At a time when budgets are being cut, a record number of active duty and retired military members seeking healthcare and scandal rocking the Veterans Administration hospital system, it has been learned that $8 million worth of never used solar panels have been torn down at the VA’s Arkansas facility in Little Rock.

The VA had roughly 7,000 unused solar panels taken down to make way for a new parking garage Little Rock news outlet KATV reports.

The panels are being taken down for the construction of a parking garage. According to sources familiar with the construction project, the unused panels will be relocated to the top of that parking garage – eventually. When asked for the financial impact of the teardown and rebuild:

“The Central Arkansas VA would not release the estimated cost to construct the panels and then later deconstruct them, calling it “procurement sensitive information”, because the parking garage contract is ongoing.”

KATV reported that:

“…the VA did not provide information on what stage the solar panel project was in when the parking garage was approved or if they could have halted the construction of that section of solar panels if there were plans to tear them down.”
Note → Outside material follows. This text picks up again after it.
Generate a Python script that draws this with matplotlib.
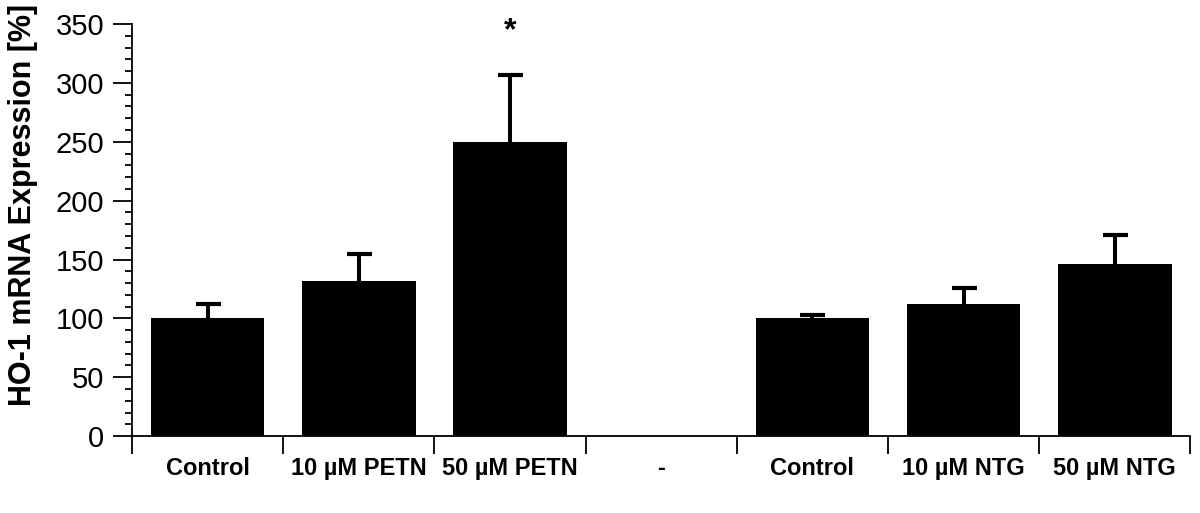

“The VA approved the Parking Garage project (and the subsequent location) after the Solar Project had already broken ground,” a spokesman for the VA said in a statement.”

The VA built the solar panels in 2013 using an $8 million dollar grant from the federal government and were expected to produce 1.8 megawatts of power, but the project hit a snag.

In a statement to the Washington Free Beacon, Rep. French Hill (R., Ark.) said his office will investigate the project. Hill said:

“The $8 million solar panel project, which appears to have been changed on a whim, may seem like a drop in the bucket when compared to the staggering $18 trillion federal debt, but every expense must be fully justified and our financial resources directed to assisting those we are trying to help—in this case Arkansas’s veterans…”

“If this story proves accurate, then simply put this is a government failure, and I will work with Congressional leadership and the VA to figure out how such a blatant waste of taxpayer money was ever allowed to occur.”

The hospital is expected to cost $1.73 billion, about $1 billion more than budgeted. The VA has blamed problems in the planning process, extravagant design elements and other factors. An internal investigation is underway.

In a separate inquiry, the U.S. Senate Veterans Affairs Committee is investigating the Denver VA over a hospital construction project that has so far cost $1.73 billion or $1 billion more than the original price tag of $730 million.